Navigating Cross-Border’s Unstoppable Rise and Enormous Complexity

Cellpoint Digital

PYMNTS asked business leaders for their take on how to plan for the rest of 2023, and what they are telling their teams to focus on. Kristian Gjerding, co-founder and CEO at CellPoint Digital, is focused on making cross-border payments smoother with payment orchestration.


While the modern payment landscape is constantly evolving, the unstoppable rise of cross-border transactions is a true contender for the industry’s defining trend of the decade. Despite global recession fears, the forecast for international payments — across B2B and B2C — remains positive, with the Bank of England estimating its value could hit $250 trillion by 2027. Meanwhile, positive indicators, such as low unemployment and increased spending in certain categories, are cause for optimism.

As we know all too well, international payments are often perceived as slow, expensive and complicated. Cross-border transactions typically take two business days to process and settle, complicated by the many external remittances at play. Every step in the process, from purchase to routing, verification, fulfilment and settlement, presents another opportunity for friction, delay and frustration for the customer. Dealing in different jurisdictions has legal implications. Similarly, taxation rules differ from country to country presenting merchants with yet another compliance burden to handle, alongside the inefficiencies created by operational payments systems. There is also the emerging problem of data protection.

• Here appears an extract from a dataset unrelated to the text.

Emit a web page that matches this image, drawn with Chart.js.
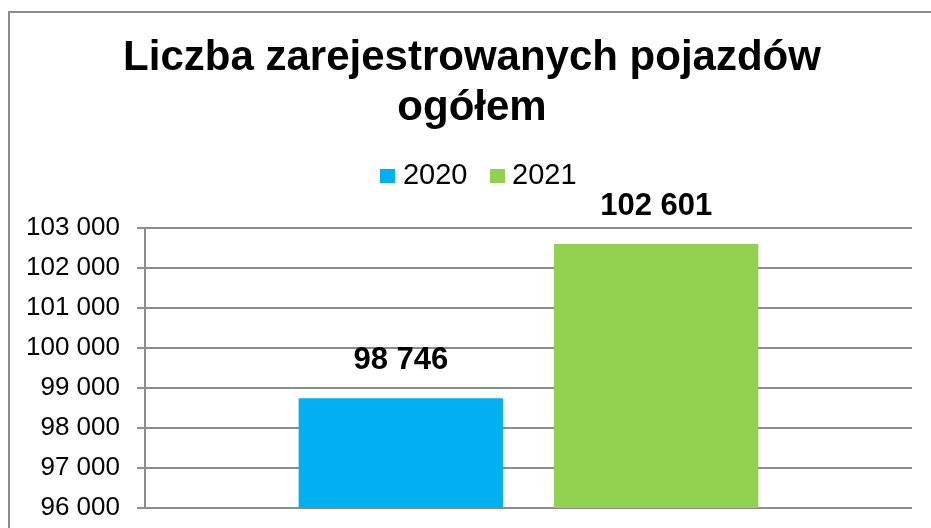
<!DOCTYPE html>
<html>
<head>
<meta charset="utf-8">
<script src="https://cdn.jsdelivr.net/npm/chart.js@4"></script>
<style>
  html, body { margin: 0; padding: 0; background: #ffffff; }
  #wrap { position: relative; width: 931px; height: 528px; }
</style>
</head>
<body>
<div id="wrap"><canvas id="c" width="931" height="528"></canvas></div>
<script>
const titleLines = ["Liczba zarejestrowanych pojazdów", "ogółem"];
const categories = [""];
const seriesNames = ["2020", "2021"];
const values2020 = [98746];
const values2021 = [102601];
const seriesColors = ["#00B0F0", "#92D050"];
const yMin = 96000, yMax = 103000, yStep = 1000;

function fmt(v) {
  return String(Math.round(v)).replace(/\B(?=(\d{3})+(?!\d))/g, " ");
}

const FONT = "'Liberation Sans', Arial, sans-serif";
const GRID = "#8c8c8c";

// legend marker: a small filled square image
function squareMarker(color) {
  const cv = document.createElement("canvas");
  cv.width = 15; cv.height = 14;
  const c = cv.getContext("2d");
  c.fillStyle = color;
  c.fillRect(0, 0, 15, 14);
  return cv;
}

const framePlugin = {
  id: "frame",
  afterInit(chart) {
    const lg = chart.legend;
    if (lg && !lg._patched) {
      const origFit = lg.fit;
      lg.fit = function () { origFit.call(this); this.height += 22; };
      const origDraw = lg.draw;
      lg.draw = function () {
        const ctx = this.ctx;
        ctx.save(); ctx.translate(26, -5);
        origDraw.apply(this, arguments);
        ctx.restore();
      };
      lg._patched = true;
    }
    const tb = chart.titleBlock;
    if (tb && !tb._patched) {
      const origDraw = tb.draw;
      tb.draw = function () {
        const ctx = this.ctx;
        ctx.save(); ctx.translate(16, 0);
        origDraw.apply(this, arguments);
        ctx.restore();
      };
      tb._patched = true;
    }
  },
  beforeDraw(chart) {
    const ctx = chart.ctx;
    ctx.save();
    ctx.fillStyle = "#ffffff";
    ctx.fillRect(0, 0, chart.width, chart.height);
    ctx.strokeStyle = "#8c8c8c";
    ctx.lineWidth = 2;
    ctx.beginPath();
    ctx.moveTo(9, chart.height + 5);
    ctx.lineTo(9, 12);
    ctx.lineTo(chart.width + 5, 12);
    ctx.stroke();
    ctx.restore();
  }
};

const labelPlugin = {
  id: "valueLabels",
  afterDatasetsDraw(chart) {
    const ctx = chart.ctx;
    ctx.save();
    ctx.font = "bold 31px " + FONT;
    ctx.fillStyle = "#000000";
    ctx.textAlign = "center";
    ctx.textBaseline = "middle";
    chart.data.datasets.forEach((ds, di) => {
      const meta = chart.getDatasetMeta(di);
      meta.data.forEach((bar, i) => {
        ctx.fillText(fmt(ds.data[i]), bar.x, bar.y - 37.5);
      });
    });
    ctx.restore();
  }
};

new Chart(document.getElementById("c"), {
  type: "bar",
  data: {
    labels: categories,
    datasets: [
      { label: seriesNames[0], data: values2020, backgroundColor: seriesColors[0], borderWidth: 0, pointStyle: squareMarker(seriesColors[0]) },
      { label: seriesNames[1], data: values2021, backgroundColor: seriesColors[1], borderWidth: 0, pointStyle: squareMarker(seriesColors[1]) }
    ]
  },
  options: {
    responsive: false,
    animation: false,
    devicePixelRatio: 1,
    layout: { padding: { left: 0, right: 19, top: 0, bottom: 20 } },
    categoryPercentage: 0.666,
    barPercentage: 0.80,
    plugins: {
      tooltip: { enabled: false },
      title: {
        display: true,
        text: titleLines,
        color: "#000000",
        font: { family: FONT, size: 42, weight: "bold", lineHeight: 1.19 },
        padding: { top: 33, bottom: 5 }
      },
      legend: {
        display: true,
        position: "top",
        labels: {
          color: "#000000",
          font: { family: FONT, size: 29 },
          usePointStyle: true,
          boxWidth: 1,
          boxHeight: 14,
          padding: 29
        }
      }
    },
    scales: {
      x: {
        display: false,
        grid: { display: false }
      },
      y: {
        min: yMin,
        max: yMax,
        afterFit(scale) {
          scale.width = 145;
          scale.paddingTop = 0;
          scale.paddingBottom = 0;
        },
        ticks: {
          stepSize: yStep,
          color: "#000000",
          font: { family: FONT, size: 26 },
          padding: 17,
          callback: (v) => fmt(v)
        },
        grid: { color: GRID, lineWidth: 2, tickLength: 8, drawTicks: true },
        border: { display: true, color: GRID, width: 2 }
      }
    }
  },
  plugins: [framePlugin, labelPlugin]
});
</script>
</body>
</html>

While this trend persists, we anticipate that many businesses will be forced to grapple with the wide-ranging challenges presented by managing cross-border transactions. Customers now expect a seamless, simple payments process as standard, and the sellers who can’t offer that will miss out on huge opportunities and limit their growth potential.

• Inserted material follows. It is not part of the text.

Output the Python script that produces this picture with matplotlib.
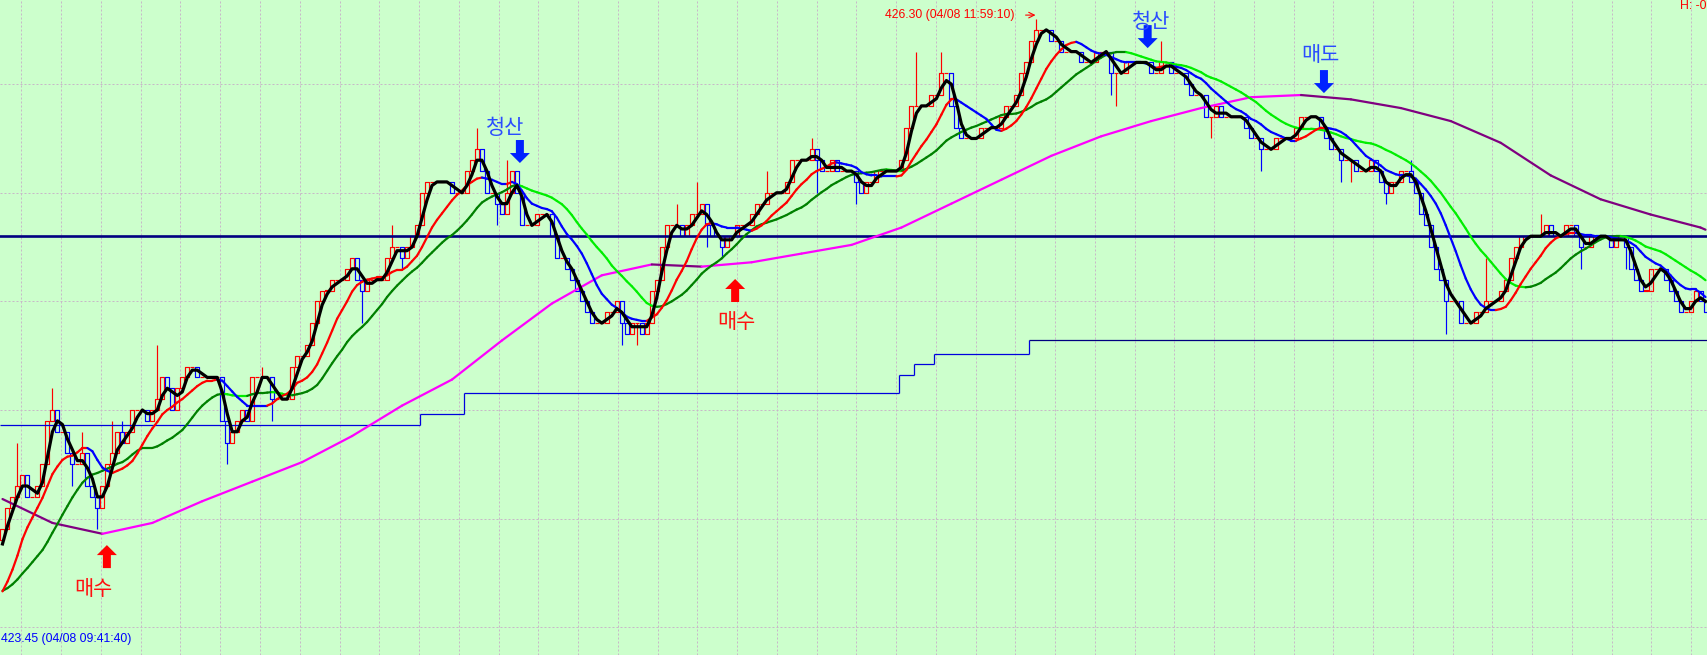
import numpy as np
import pandas as pd
import matplotlib
matplotlib.use("Agg")
import matplotlib.pyplot as plt
from matplotlib.collections import LineCollection, PatchCollection
from matplotlib.patches import Rectangle, Polygon

# 10 second bars of 04/08, closes of the visible window (left to right)
closes = [
    423.95, 424.05, 424.10, 424.15, 424.20, 424.10, 424.10, 424.15, 424.25, 424.45,
    424.50, 424.40, 424.40, 424.30, 424.25, 424.25, 424.30, 424.15, 424.10, 424.05,
    424.15, 424.25, 424.30, 424.40, 424.35, 424.40, 424.50, 424.50, 424.50, 424.45,
    424.50, 424.55, 424.65, 424.60, 424.50, 424.60, 424.65, 424.70, 424.70, 424.65,
    424.65, 424.65, 424.65, 424.65, 424.45, 424.35, 424.40, 424.45, 424.50, 424.45,
    424.65, 424.65, 424.65, 424.65, 424.55, 424.55, 424.55, 424.55, 424.70, 424.75,
    424.75, 424.80, 424.90, 425.00, 425.05, 425.05, 425.10, 425.10, 425.10, 425.15,
    425.20, 425.10, 425.05, 425.10, 425.10, 425.10, 425.10, 425.20, 425.25, 425.25,
    425.20, 425.25, 425.30, 425.35, 425.50, 425.55,
    425.55, 425.55, 425.55, 425.55, 425.50, 425.50, 425.50, 425.60, 425.65, 425.70,
    425.60, 425.50, 425.50, 425.45, 425.40, 425.50, 425.60, 425.50, 425.35, 425.35,
    425.35, 425.40, 425.40, 425.40, 425.30, 425.20, 425.20, 425.15, 425.10, 425.05,
    425.00, 424.95, 424.90, 424.90, 424.90, 424.95, 424.95, 425.00, 424.90, 424.85,
    424.90, 424.90, 424.85, 424.90, 425.05, 425.10, 425.25, 425.35, 425.35, 425.35,
    425.30, 425.35, 425.40, 425.40, 425.45, 425.35, 425.30, 425.30, 425.25, 425.30,
    425.30, 425.35, 425.35, 425.35, 425.40, 425.45, 425.45, 425.50, 425.50, 425.50,
    425.50, 425.55, 425.65, 425.65, 425.65, 425.65, 425.70, 425.65, 425.60, 425.60,
    425.65, 425.60, 425.60, 425.60, 425.60, 425.55,
    425.50, 425.55, 425.55, 425.60, 425.60, 425.60, 425.60, 425.60, 425.65, 425.80,
    425.90, 425.90, 425.90, 425.90, 425.95, 425.95, 426.05, 426.05, 425.90, 425.80,
    425.75, 425.75, 425.75, 425.75, 425.80, 425.80, 425.80, 425.80, 425.85, 425.90,
    425.90, 425.95, 426.05, 426.10, 426.20, 426.25, 426.25, 426.25, 426.20, 426.20,
    426.15, 426.15, 426.15, 426.15, 426.10, 426.10, 426.10, 426.15, 426.15, 426.15,
    426.05, 426.05, 426.05, 426.10, 426.10, 426.10, 426.10, 426.10, 426.05, 426.05,
    426.10, 426.10, 426.05, 426.05, 426.05, 426.00, 425.95, 425.95, 425.95, 425.85,
    425.85, 425.90, 425.85, 425.85, 425.85, 425.85, 425.85, 425.80, 425.75, 425.75,
    425.70, 425.70, 425.70, 425.75, 425.75, 425.75,
    425.75, 425.80, 425.85, 425.85, 425.85, 425.85, 425.80, 425.75, 425.70, 425.70,
    425.65, 425.65, 425.65, 425.60, 425.60, 425.60, 425.65, 425.60, 425.55, 425.50,
    425.55, 425.55, 425.60, 425.60, 425.55, 425.50, 425.40, 425.35, 425.25, 425.15,
    425.10, 425.00, 425.00, 425.00, 424.90, 424.90, 424.90, 424.95, 424.95, 425.00,
    425.00, 425.00, 425.05, 425.10, 425.20, 425.25, 425.30, 425.30, 425.30, 425.30,
    425.30, 425.35, 425.30, 425.30, 425.30, 425.35, 425.35, 425.30, 425.25, 425.25,
    425.30, 425.30, 425.30, 425.30, 425.25, 425.30, 425.30, 425.25, 425.15, 425.10,
    425.05, 425.05, 425.15, 425.15, 425.15, 425.10, 425.05, 425.00, 424.95, 424.95,
    425.00, 425.05, 425.00, 424.95,
]
# bars just left of the window, they only seed the averages
pre_closes = [424.05, 423.80, 423.75, 423.70, 423.65, 423.60, 423.55, 423.60, 423.70, 423.70,
              423.65, 423.60, 423.55, 423.50, 423.45, 423.55, 423.65, 423.70, 423.80, 423.90]

# bars with a visible wick (bar number: price)
wick_high = {3: 424.35, 10: 424.60, 16: 424.40, 22: 424.45, 24: 424.45, 31: 424.80,
             52: 424.70, 78: 425.35, 95: 425.80, 101: 425.65, 135: 425.45, 139: 425.55,
             153: 425.60, 162: 425.75, 183: 426.15, 188: 426.15, 207: 426.30, 232: 426.20,
             282: 425.65, 297: 425.20, 308: 425.40}
wick_low = {14: 424.15, 19: 423.95, 45: 424.25, 54: 424.45, 72: 424.90, 80: 425.15,
            99: 425.35, 124: 424.80, 127: 424.80, 141: 425.25, 144: 425.20, 163: 425.50,
            171: 425.45, 222: 425.95, 223: 425.90, 242: 425.75, 252: 425.60, 268: 425.55,
            270: 425.55, 277: 425.45, 289: 424.85, 316: 425.15, 325: 425.15}

# long average (magenta / purple), read every 10 bars
slow_idx = list(range(0, 341, 10)) + [341]
slow_ma = [424.09, 423.98, 423.93, 423.98, 424.08, 424.17, 424.26, 424.38, 424.52, 424.64,
           424.82, 424.99, 425.12, 425.17, 425.16, 425.18, 425.22, 425.26, 425.34, 425.45,
           425.56, 425.67, 425.76, 425.83, 425.89, 425.94, 425.95, 425.93, 425.89, 425.83,
           425.73, 425.58, 425.47, 425.40, 425.34, 425.33]

# trailing stop steps
stop_idx = [0, 84, 93, 180, 183, 187, 206]
stop_level = [424.43, 424.48, 424.58, 424.66, 424.71, 424.76, 424.82]

resist_level = 425.30
hi_label = "426.30 (04/08 11:59:10)"
lo_label = "423.45 (04/08 09:41:40)"

# label, text bar, text price, arrow bar, arrow tip price, arrow up?
signals = [
    ("매수", 18.1, 423.676, 20.9, 423.878, True),
    ("청산", 100.6, 425.798, 103.6, 425.637, False),
    ("매수", 146.9, 424.905, 146.7, 425.103, True),
    ("청산", 229.9, 426.286, 229.3, 426.166, False),
    ("매도", 263.8, 426.134, 264.6, 425.959, False),
]

W, H = 1708, 655
n = len(closes)
Y_TOP, Y_BOT = 426.3875, 423.372
PX_X = n / W
PX_Y = (Y_TOP - Y_BOT) / H

BG = "#ccffcc"
GRID = "#c8b8c8"
KR = ["Noto Sans CJK KR", "DejaVu Sans"]
NUM = ["Liberation Sans Narrow", "Liberation Sans", "DejaVu Sans"]

fig = plt.figure(figsize=(W / 100, H / 100), dpi=100, facecolor=BG)
ax = fig.add_axes([0, 0, 1, 1])
ax.set_facecolor(BG)
ax.set_xlim(-0.5, n - 0.5)
ax.set_ylim(Y_BOT, Y_TOP)
for s in ax.spines.values():
    s.set_visible(False)
ax.set_xticks([])
ax.set_yticks([])

# dashed grid
for gx in np.arange(3.8, n, 7.96):
    ax.axvline(gx, color=GRID, lw=0.72, ls=(0, (2, 2)), zorder=1)
for gy in np.arange(423.5, 426.01, 0.5):
    ax.axhline(gy, color=GRID, lw=0.72, ls=(0, (2, 2)), zorder=1)

# candles: hollow boxes, red up / blue down
allc = pre_closes + closes
rects, rcols, wx, wy0, wy1, wcols = [], [], [], [], [], []
for i in range(n):
    o = allc[len(pre_closes) + i - 1]
    c = closes[i]
    col = "#ff0000" if c >= o else "#0000ff"
    lo, hi = min(o, c), max(o, c)
    rects.append(Rectangle((i - 0.4, lo), 0.8, max(hi - lo, 1e-4)))
    rcols.append(col)
    h = max(hi, wick_high.get(i, hi))
    l = min(lo, wick_low.get(i, lo))
    if h > hi:
        wx.append(i); wy0.append(hi); wy1.append(h); wcols.append(col)
    if l < lo:
        wx.append(i); wy0.append(l); wy1.append(lo); wcols.append(col)
ax.add_collection(PatchCollection(rects, facecolor="none", edgecolor=rcols,
                                  linewidths=0.85, zorder=3))
ax.vlines(wx, wy0, wy1, colors=wcols, lw=0.85, zorder=3)

# horizontal level and trailing stop
ax.axhline(resist_level, color="#000080", lw=1.9, zorder=4)
ends = stop_idx[1:] + [n]
for k in range(len(stop_idx)):
    col = "#000080" if k == len(stop_idx) - 1 else "#0000dd"
    ax.hlines(stop_level[k], stop_idx[k] - 0.5, ends[k] - 0.5, colors=col, lw=0.9, zorder=4)
    if k > 0:
        ax.vlines(stop_idx[k] - 0.5, stop_level[k - 1], stop_level[k], colors="#0000dd",
                  lw=0.9, zorder=4)


def slope_line(x, y, up_col, dn_col, lw, z):
    x = np.asarray(x, float)
    y = np.asarray(y, float)
    pts = np.column_stack([x, y])
    segs = np.stack([pts[:-1], pts[1:]], axis=1)
    cols, last = [], up_col
    for d in np.diff(y):
        if d > 1e-9:
            last = up_col
        elif d < -1e-9:
            last = dn_col
        cols.append(last)
    ax.add_collection(LineCollection(segs, colors=cols, linewidths=lw, zorder=z,
                                     capstyle="round", joinstyle="round"))


s = pd.Series(allc)
np_ = len(pre_closes)
ma3 = s.rolling(3).mean().values[np_:]
ma10 = s.rolling(10).mean().values[np_:]
ma20 = s.rolling(20).mean().values[np_:]
xs = np.arange(n)

slope_line(slow_idx, slow_ma, "#ff00ff", "#800080", 1.6, 5)
slope_line(xs, ma20, "#008000", "#00ee00", 1.6, 6)
slope_line(xs, ma10, "#ff0000", "#0000ff", 1.6, 7)
ax.plot(xs, ma3, color="black", lw=2.3, zorder=8, solid_joinstyle="round")


def block_arrow(i, tip, up, color):
    sw, hw = 4 * PX_X, 10 * PX_X
    hl, L = 10 * PX_Y, 23 * PX_Y
    d = 1 if up else -1
    pts = [(i, tip), (i + hw, tip - d * hl), (i + sw, tip - d * hl), (i + sw, tip - d * L),
           (i - sw, tip - d * L), (i - sw, tip - d * hl), (i - hw, tip - d * hl)]
    ax.add_patch(Polygon(pts, closed=True, facecolor=color, edgecolor="none", zorder=9))


for label, tx, ty, axx, tip, up in signals:
    tcol = "#ff1010" if up else "#2a4cff"
    acol = "#ff0000" if up else "#0022ff"
    block_arrow(axx, tip, up, acol)
    ax.text(tx, ty, label, color=tcol, fontsize=15, family=KR, ha="center", va="center",
            zorder=10)

ax.text(176.7, 426.318, hi_label, color="#ff0000", fontsize=8.8, family=NUM,
        ha="left", va="center", zorder=10)
ax.annotate("", xy=(207.4, 426.318), xytext=(204.3, 426.318),
            arrowprops=dict(arrowstyle="->", color="#ff0000", lw=0.8), zorder=10)
ax.text(-0.3, 423.445, lo_label, color="#0000ff", fontsize=8.8, family=NUM,
        ha="left", va="center", zorder=10)
ax.text(n - 0.9, Y_TOP, "H: -0", color="#ff0000", fontsize=8.8, family=NUM,
        ha="right", va="top", zorder=10)

fig.savefig("out.png", dpi=100, facecolor=BG)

Our prediction is that the businesses that fail to tackle these challenges head-on will fall behind, burdened by issues such as cost, processing times, security and legal concerns. On the flip side, businesses that take advantage of new payment platforms, such as payment orchestration, will begin to understand payments as a strategic advantage. By onboarding payment orchestrators, merchants can save time and money, access new markets, and unlock efficiencies across multiple acquirers and/or payment service providers (PSPs). Businesses can expand their offering and diversify to serve additional geographies, providing a hedge against regional and economic turmoil, which is particularly important in today’s climate. Better still, by optimizing cross-border transactions, organizations can increase revenue and save valuable time and money.